In theory, the national news media function in a free market of ideas: a self-regulating, relentless quest for what the old Superman comics called “Truth, Justice, and the American way.” (Actually, Clark Kent’s newspaper-reporter disguise strikes contemporary audiences as a sentimental anachronism. Today, he’d be a rogue cop or a CIA operative.)

In practice, Washington political journalism has become a subdivision of the entertainment industry: its best-known practitioners are second- and third-tier TV stars, and news itself a form of politicized “infotainment.” Even lowly print reporters and pundits can greatly improve their incomes by appearing on programs like “Hardball” and copping an attitude.

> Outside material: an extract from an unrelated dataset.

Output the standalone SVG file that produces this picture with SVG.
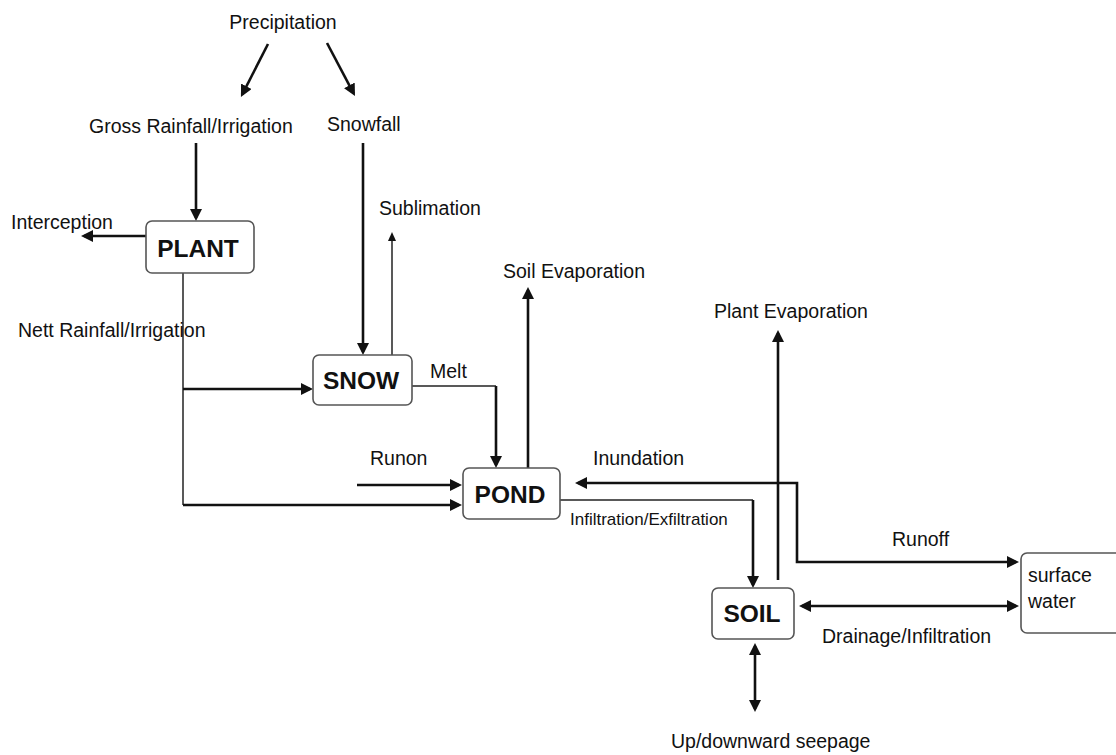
<svg xmlns="http://www.w3.org/2000/svg" width="1116" height="755" viewBox="0 0 1116 755">
<style>
.t{font-family:"Liberation Sans",Arial,sans-serif;font-size:19.5px;fill:#111}
.s{font-family:"Liberation Sans",Arial,sans-serif;font-size:17px;fill:#111}
.b{font-family:"Liberation Sans",Arial,sans-serif;font-size:24.5px;font-weight:bold;fill:#111;text-anchor:middle}
.box{fill:#fff;stroke:#555;stroke-width:1.6}
.k{fill:none;stroke:#111;stroke-width:2.6;marker-end:url(#ah)}
.kk{fill:none;stroke:#111;stroke-width:2.6;marker-end:url(#ah);marker-start:url(#ahs)}
.n{fill:none;stroke:#222;stroke-width:1.5}
</style>
<defs>
<marker id="ah" viewBox="0 0 14 14" markerWidth="14" markerHeight="14" refX="9" refY="6" orient="auto" markerUnits="userSpaceOnUse"><path d="M0,0 L12,6 L0,12 z" fill="#111"/></marker>
<marker id="ahs" viewBox="0 0 14 14" markerWidth="14" markerHeight="14" refX="9" refY="6" orient="auto-start-reverse" markerUnits="userSpaceOnUse"><path d="M0,0 L12,6 L0,12 z" fill="#111"/></marker>
<marker id="sm" viewBox="0 0 10 10" markerWidth="10" markerHeight="10" refX="6" refY="4" orient="auto" markerUnits="userSpaceOnUse"><path d="M0,0 L9,4 L0,8 z" fill="#111"/></marker>
</defs>
<rect width="1116" height="755" fill="#fff"/>
<g id="connectors">
<path class="k" d="M268,44 L242.3,94.3"/>
<path class="k" d="M327,43 L353.6,93.3"/>
<path class="k" d="M196,143 V218"/>
<path class="k" d="M146,236 H84"/>
<path class="n" d="M183,273 V505"/>
<path class="k" d="M183,389 H310"/>
<path class="k" d="M183,505 H459"/>
<path class="k" d="M363,143 V352"/>
<path class="n" d="M392,355 V235" style="marker-end:url(#sm)"/>
<path class="n" d="M412,386 H496"/>
<path class="k" d="M496,386 V465"/>
<path class="k" d="M528,468 V290"/>
<path class="k" d="M357,485 H459"/>
<path class="kk" d="M578,483 H797 V562 H1016"/>
<path class="n" d="M560,500 H753"/>
<path class="k" d="M753,500 V585"/>
<path class="k" d="M778,580 V333"/>
<path class="kk" d="M802,606 H1016"/>
<path class="kk" d="M755,646 V709"/>
</g>
<g id="plant"><rect class="box" x="146" y="221" width="108" height="52" rx="6"/><text class="b" x="198" y="257">PLANT</text></g>
<g id="snow"><rect class="box" x="313" y="355" width="99" height="50" rx="6"/><text class="b" x="361" y="389">SNOW</text></g>
<g id="pond"><rect class="box" x="463" y="468" width="97" height="51" rx="6"/><text class="b" x="510" y="503">POND</text></g>
<g id="soil"><rect class="box" x="712" y="588" width="82" height="51" rx="6"/><text class="b" x="752" y="622">SOIL</text></g>
<g id="surface-water"><rect class="box" x="1021" y="553" width="110" height="80" rx="6"/><text class="t" x="1028" y="582">surface</text><text class="t" x="1028" y="608">water</text></g>
<g id="labels">
<text class="t" x="283" y="29" text-anchor="middle">Precipitation</text>
<text class="t" x="89" y="133">Gross Rainfall/Irrigation</text>
<text class="t" x="327" y="131">Snowfall</text>
<text class="t" x="11" y="229">Interception</text>
<text class="t" x="379" y="215">Sublimation</text>
<text class="t" x="18" y="337">Nett Rainfall/Irrigation</text>
<text class="t" x="430" y="378">Melt</text>
<text class="t" x="503" y="278">Soil Evaporation</text>
<text class="t" x="370" y="465">Runon</text>
<text class="t" x="593" y="465">Inundation</text>
<text class="s" x="570" y="525">Infiltration/Exfiltration</text>
<text class="t" x="714" y="318">Plant Evaporation</text>
<text class="t" x="892" y="546">Runoff</text>
<text class="t" x="822" y="643">Drainage/Infiltration</text>
<text class="t" x="671" y="748">Up/downward seepage</text>
</g>
</svg>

Chasing audiences and advertising dollars, corporate media seek to tell target demographics the kinds of stories those audiences want to hear. Nobody who watched CNN cover Michael Jackson’s death 24/7, for example, could imagine otherwise. For weeks at a time, only BBC America provided a halfway reliable window on the outside world — a hell of a note.

The boldest innovator, however, has been Fox News. Since President Obama’s election, the cable news channel has dropped all but the barest pretense of objectivity. Billing itself as “fair and balanced,” Fox has turned itself into what White House communications director Anita Dunn recently called “the research arm or the communications arm of the Republican Party.”